Overall, then, the study was meant to update the data and to get a benchmark by which to measure how the mentally ill are using and responding to the ACA.
Dr. Christina Mangurian, an associate professor of psychiatry at UCSF Weill Institute for Neurosciences, described the study as “important.”
‘Chaotic health care use’
“A study examining health care utilization among adults with serious psychological distress is important for a number of reasons,” said Mangurian, who was not involved in the new research. “First, serious psychological conditions (e.g., depression) are medical conditions and require treatment. Second, it is well-established that improving mental health treatment of people with (both) psychiatric and medical problems improves medical outcomes and reduces costs.”
She added that stigma about psychiatric conditions probably impedes health care utilization, but the study included evidence of structural factors, such as lack of coverage and lack of finances, that compounds the problem.
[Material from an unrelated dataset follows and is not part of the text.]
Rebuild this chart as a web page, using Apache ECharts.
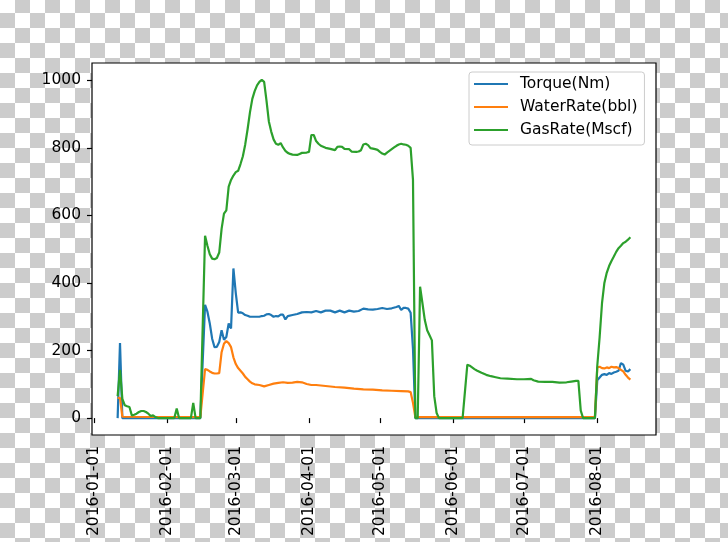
<!DOCTYPE html>
<html>
<head>
<meta charset="utf-8">
<script src="https://cdn.jsdelivr.net/npm/echarts@6/dist/echarts.min.js"></script>
<style>
html,body{margin:0;padding:0;}
body{width:728px;height:542px;overflow:hidden;background-color:#fff;
background-image:conic-gradient(#cccccc 0 25%, #ffffff 0 50%, #cccccc 0 75%, #ffffff 0);
background-size:30px 30px;background-position:0 -2px;}
#chart{width:728px;height:542px;}
</style>
</head>
<body>
<div id="chart"></div>
<script>
// ---------- data ----------
const seriesNames = ['Torque(Nm)', 'WaterRate(bbl)', 'GasRate(Mscf)'];
const xTickLabels = ['2016-01-01','2016-02-01','2016-03-01','2016-04-01','2016-05-01','2016-06-01','2016-07-01','2016-08-01'];
const yTickValues = [0, 200, 400, 600, 800, 1000];

const torqueDates = ['2016-01-11','2016-01-12','2016-01-13','2016-02-15','2016-02-17','2016-02-18','2016-02-19','2016-02-20','2016-02-21','2016-02-22','2016-02-23','2016-02-24','2016-02-25','2016-02-26','2016-02-27','2016-02-28','2016-02-29','2016-03-01','2016-03-02','2016-03-03','2016-03-04','2016-03-05','2016-03-06','2016-03-07','2016-03-09','2016-03-11','2016-03-12','2016-03-13','2016-03-14','2016-03-15','2016-03-16','2016-03-17','2016-03-18','2016-03-19','2016-03-20','2016-03-21','2016-03-22','2016-03-23','2016-03-25','2016-03-27','2016-03-29','2016-03-31','2016-04-02','2016-04-04','2016-04-06','2016-04-08','2016-04-10','2016-04-12','2016-04-14','2016-04-16','2016-04-18','2016-04-20','2016-04-22','2016-04-24','2016-04-26','2016-04-28','2016-04-30','2016-05-02','2016-05-04','2016-05-06','2016-05-08','2016-05-09','2016-05-10','2016-05-11','2016-05-12','2016-05-13','2016-05-14','2016-05-15','2016-05-16','2016-07-31','2016-08-01','2016-08-02','2016-08-03','2016-08-04','2016-08-05','2016-08-06','2016-08-07','2016-08-08','2016-08-09','2016-08-10','2016-08-11','2016-08-12','2016-08-13','2016-08-14','2016-08-15'];
const torqueVals = [0,222,0,0,335,315,280,235,210,211,225,260,232,240,280,265,443,370,312,313,310,305,303,300,300,300,302,303,307,308,305,300,302,301,306,306,292,302,305,308,313,314,313,317,313,318,318,313,318,313,318,315,317,324,322,321,323,326,323,325,329,332,320,326,326,324,312,205,0,0,112,120,128,130,128,133,131,135,137,140,163,158,140,138,145];

const waterDates = ['2016-01-11','2016-01-12','2016-01-13','2016-02-15','2016-02-17','2016-02-18','2016-02-19','2016-02-20','2016-02-21','2016-02-22','2016-02-23','2016-02-24','2016-02-25','2016-02-26','2016-02-27','2016-02-28','2016-02-29','2016-03-01','2016-03-02','2016-03-03','2016-03-04','2016-03-05','2016-03-06','2016-03-07','2016-03-08','2016-03-09','2016-03-11','2016-03-13','2016-03-15','2016-03-17','2016-03-19','2016-03-21','2016-03-23','2016-03-25','2016-03-27','2016-03-29','2016-03-31','2016-04-02','2016-04-04','2016-04-08','2016-04-12','2016-04-16','2016-04-20','2016-04-24','2016-04-28','2016-05-02','2016-05-06','2016-05-10','2016-05-13','2016-05-14','2016-05-15','2016-05-16','2016-07-31','2016-08-01','2016-08-02','2016-08-03','2016-08-04','2016-08-05','2016-08-06','2016-08-07','2016-08-08','2016-08-09','2016-08-10','2016-08-11','2016-08-12','2016-08-13','2016-08-14','2016-08-15'];
const waterVals = [60,60,4,3,145,143,138,134,132,132,133,195,220,228,222,210,180,160,148,140,132,122,115,108,103,100,98,94,98,102,104,106,104,105,107,106,101,98,98,95,92,90,87,85,84,82,81,80,79,77,45,3,3,150,152,148,147,150,148,152,150,151,148,143,138,128,120,114];

const gasDates = ['2016-01-11','2016-01-12','2016-01-13','2016-01-14','2016-01-15','2016-01-16','2016-01-17','2016-01-18','2016-01-19','2016-01-20','2016-01-21','2016-01-22','2016-01-23','2016-01-24','2016-01-25','2016-01-26','2016-01-27','2016-01-28','2016-02-04','2016-02-05','2016-02-06','2016-02-11','2016-02-12','2016-02-13','2016-02-15','2016-02-17','2016-02-18','2016-02-19','2016-02-20','2016-02-21','2016-02-22','2016-02-23','2016-02-24','2016-02-25','2016-02-26','2016-02-27','2016-02-28','2016-02-29','2016-03-01','2016-03-02','2016-03-03','2016-03-04','2016-03-05','2016-03-06','2016-03-07','2016-03-08','2016-03-09','2016-03-10','2016-03-11','2016-03-12','2016-03-13','2016-03-14','2016-03-15','2016-03-16','2016-03-17','2016-03-18','2016-03-19','2016-03-20','2016-03-21','2016-03-22','2016-03-23','2016-03-24','2016-03-25','2016-03-27','2016-03-28','2016-03-29','2016-03-31','2016-04-01','2016-04-02','2016-04-03','2016-04-04','2016-04-05','2016-04-06','2016-04-08','2016-04-10','2016-04-12','2016-04-13','2016-04-14','2016-04-15','2016-04-16','2016-04-18','2016-04-19','2016-04-21','2016-04-22','2016-04-23','2016-04-24','2016-04-25','2016-04-26','2016-04-27','2016-04-29','2016-04-30','2016-05-01','2016-05-02','2016-05-03','2016-05-04','2016-05-05','2016-05-06','2016-05-07','2016-05-08','2016-05-09','2016-05-10','2016-05-11','2016-05-12','2016-05-13','2016-05-14','2016-05-15','2016-05-16','2016-05-17','2016-05-18','2016-05-19','2016-05-20','2016-05-21','2016-05-22','2016-05-23','2016-05-24','2016-05-25','2016-05-26','2016-06-05','2016-06-07','2016-06-08','2016-06-09','2016-06-10','2016-06-11','2016-06-13','2016-06-15','2016-06-17','2016-06-19','2016-06-21','2016-06-24','2016-06-28','2016-07-01','2016-07-04','2016-07-05','2016-07-07','2016-07-10','2016-07-13','2016-07-16','2016-07-19','2016-07-21','2016-07-23','2016-07-24','2016-07-25','2016-07-26','2016-07-31','2016-08-01','2016-08-02','2016-08-03','2016-08-04','2016-08-05','2016-08-06','2016-08-07','2016-08-08','2016-08-09','2016-08-10','2016-08-11','2016-08-12','2016-08-13','2016-08-14','2016-08-15'];
const gasVals = [65,143,57,38,35,33,8,10,13,18,21,21,18,13,6,8,3,0,0,28,0,0,45,0,0,540,510,485,472,470,474,490,560,605,615,685,705,718,728,732,752,775,810,855,905,945,968,985,995,1001,995,940,878,848,825,812,809,814,801,791,785,782,780,779,782,785,786,788,838,838,820,812,806,800,797,793,803,804,803,797,796,789,788,789,793,810,812,808,799,796,794,788,783,780,786,791,796,801,806,810,812,810,809,806,800,705,0,0,389,340,290,260,245,230,65,15,0,0,158,155,150,145,141,134,128,124,121,118,117,115,115,116,112,108,107,107,105,106,108,110,110,22,0,0,155,240,340,400,430,450,465,478,492,503,510,518,522,528,535];

const seriesColors = ['#1f77b4', '#ff7f0e', '#2ca02c'];

// ---------- helpers ----------
function ts(s) { const p = s.split('-').map(Number); return new Date(p[0], p[1] - 1, p[2]).getTime(); }
function pairs(ds, vs) { return ds.map((d, i) => [ts(d), vs[i]]); }
function pad2(n) { return (n < 10 ? '0' : '') + n; }
function fmtDate(v) { const d = new Date(v); return d.getFullYear() + '-' + pad2(d.getMonth() + 1) + '-' + pad2(d.getDate()); }

const allT = [].concat(torqueDates, waterDates, gasDates).map(ts);
const tMin = Math.min.apply(null, allT), tMax = Math.max.apply(null, allT);
const tPad = (tMax - tMin) * 0.05;
const allV = [].concat(torqueVals, waterVals, gasVals);
const vMin = Math.min.apply(null, allV), vMax = Math.max.apply(null, allV);
const vPad = (vMax - vMin) * 0.05;
const xTicks = xTickLabels.map(ts);

const FONT = 'DejaVu Sans';
const chart = echarts.init(document.getElementById('chart'), null, { renderer: 'canvas' });
const data = [pairs(torqueDates, torqueVals), pairs(waterDates, waterVals), pairs(gasDates, gasVals)];

chart.setOption({
  backgroundColor: 'transparent',
  animation: false,
  textStyle: { fontFamily: FONT },
  grid: { left: 92, right: 72, top: 63, bottom: 107, show: true, backgroundColor: '#ffffff', borderColor: '#000000', borderWidth: 1.2 },
  xAxis: {
    type: 'value', min: tMin - tPad, max: tMax + tPad, scale: true,
    axisLine: { show: false }, splitLine: { show: false },
    axisTick: { show: true, length: 5, lineStyle: { color: '#000', width: 1.2 }, customValues: xTicks },
    axisLabel: { customValues: xTicks, rotate: 90, margin: 11, color: '#000', fontSize: 15.5, fontFamily: FONT, formatter: fmtDate, hideOverlap: false }
  },
  yAxis: {
    type: 'value', min: vMin - vPad, max: vMax + vPad,
    axisLine: { show: false }, splitLine: { show: false },
    axisTick: { show: true, length: 5, lineStyle: { color: '#000', width: 1.2 }, customValues: yTickValues },
    axisLabel: { customValues: yTickValues, margin: 11, color: '#000', fontSize: 15.5, fontFamily: FONT, hideOverlap: false, formatter: v => String(v) }
  },
  legend: {
    show: true, orient: 'vertical', left: 469, top: 72,
    data: seriesNames, icon: 'rect', itemWidth: 34, itemHeight: 2.2, itemGap: 7,
    padding: [4, 7, 7, 5],
    backgroundColor: 'rgba(255,255,255,0.8)', borderColor: '#cccccc', borderWidth: 1, borderRadius: 3,
    textStyle: { color: '#000', fontSize: 15.5, fontFamily: FONT, lineHeight: 16, padding: [0, 0, 0, 7] },
    selectedMode: false
  },
  series: seriesNames.map((n, i) => ({
    name: n, type: 'line', data: data[i], color: seriesColors[i],
    showSymbol: false, symbol: 'none', sampling: null,
    lineStyle: { width: 2.2, color: seriesColors[i] },
    emphasis: { disabled: true }
  }))
});
</script>
</body>
</html>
Her own research focuses on improving the care received by people with serious mental illnesses, including schizophrenia and bipolar disorder. “Those people die 25 years earlier than the general population, often from cardiovascular disease,” Mangurian said. “There are huge problems based on siloed care between the public mental health and primary care systems, which are separate culturally, electronically, geographically and fiscally.”
Weissman added that we’re at a moment of seeing increased mental illness and increased suicide among middle-age adults. Researchers understand too little about the reasons for what is anecdotally called the “suicide belt”: the West and the South.
The lack of availability of mental health care providers in those regions may be the reason for higher suicide rates in these areas, she suggested.
“I got this picture from looking at the data that there’s kind of this chaotic health care use with the mentally ill,” Weissman said. “The middle-aged adults that are experiencing this uptick in suicide, the concern is that it’s going to go on with the next generation and that it’s going to continue.”